En conclusion de ce numéro le lecteur trouvera une Varia particulièrement riche, dominée par la question du terrorisme. Tandis que le Nigéria est en train d’acquérir grâce à Boko Haram le statut de ligne de faille principale de la tectonique de l’islamisme africain, Pauline Guibbaud déchiffre de manière salutaire la place qu’occupe ce mouvement dans l’internationale djihadiste et démêle ses liens avec les autres organisations islamistes du Sahel.
Autre contribution d’envergure, celle d’Anna Wojtowicz, analyste spécialiste des questions de contre-terrorisme, qui nous offre une étude particulièrement dense sur le terrorisme « femelle » (que les partisans de la théorie du genre, qui frappe y compris chez les kamikazes, nous pardonnent cette saillie !). De la prise d’otages du théâtre de Moscou en 2002 aux récents attentats de Volgograd, en passant par le rôle de la « veuve blanche » Samantha Lewthwaite dans la préparation du massacre commis par des Shebab à Nairobi en septembre 2013, l’émergence de la figure de la femme terroriste constitue une des évolutions marquantes du phénomène sur la décennie passée. Pionnière dans ce domaine, cette analyse s’imposera à n’en pas douter comme une référence sur le sujet et Sécurité Globale s’enorgueillit de lui offrir un cadre d’expression.

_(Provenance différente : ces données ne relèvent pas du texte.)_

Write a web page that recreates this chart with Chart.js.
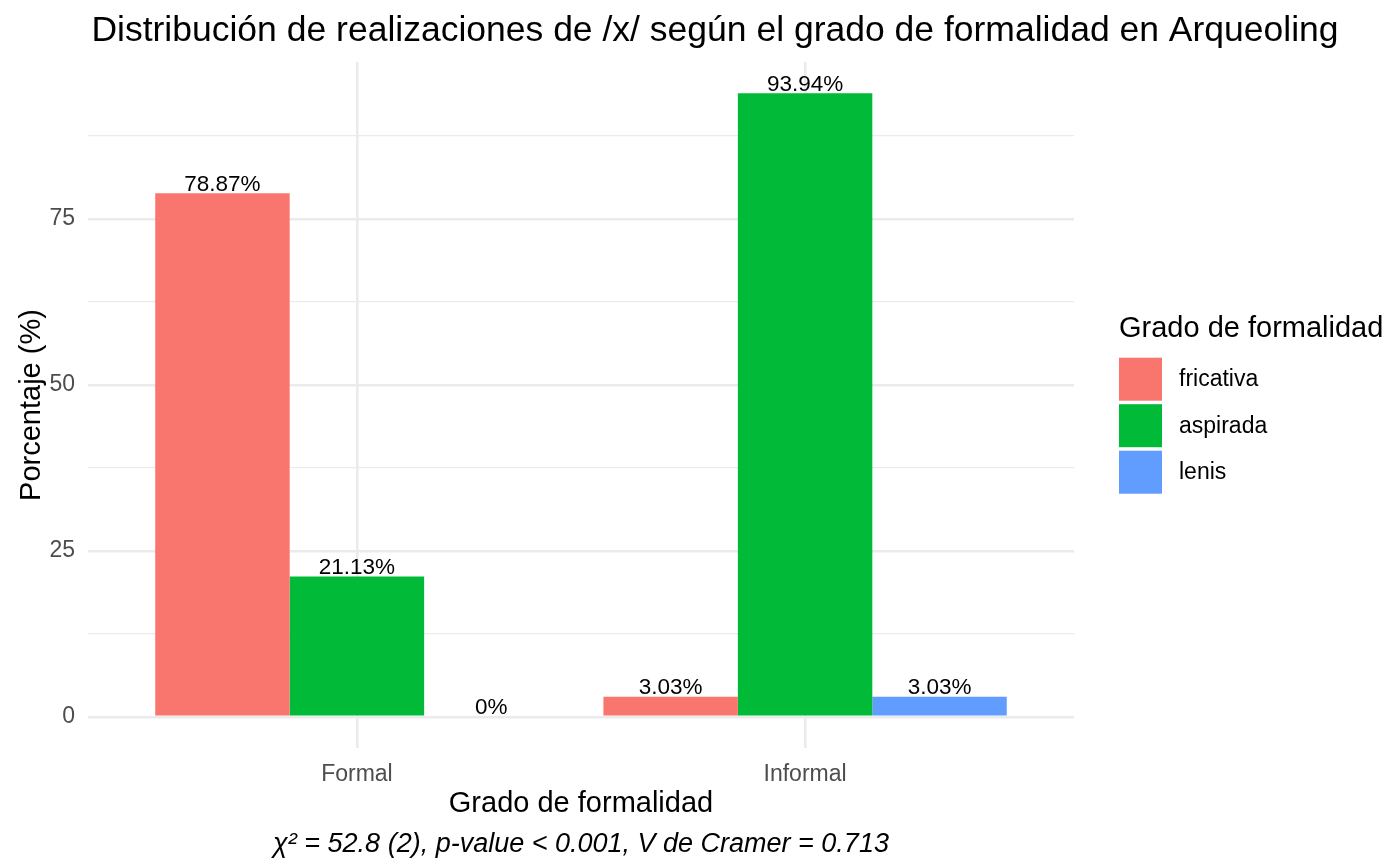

De son côté, le journaliste et essayiste Brij Khindaria met en relief les enjeux dont l’Afghanistan, à l’aube du retrait américain et sur le point de tourner la page Karzaï, est actuellement la plaque tournante et analyse le jeu géopolitique dont le pays est l’objet au carrefour des ambitions américaines, chinoises, indiennes et pakistanaises. Entre l’espoir relatif porté par le renouveau politique que pourrait entraîner l’élection présidentielle et le pessimisme raisonné auquel incline la trajectoire d’une démocratie parfaitement embryonnaire et aux institutions branlantes, l’année 2014 sera l’arbitre d’un basculement dans le pire ou le meilleur.
Enfin, Jean-Charles Favilier ferme la marche de ce numéro avec un propos qui s’inscrit dans la droite ligne du débat porté par le tandem Raufer/Bauer qui avait provoqué voilà deux ans une levée de bouclier de la part de la communauté universitaire et des tenants de la sociologie de l’Excuse en défendant la reconnaissance de la criminologie comme discipline scientifique à part entière. La bataille des paradigmes kuhniens sur ce point fait toujours rage et l’auteur y apporte sa pierre.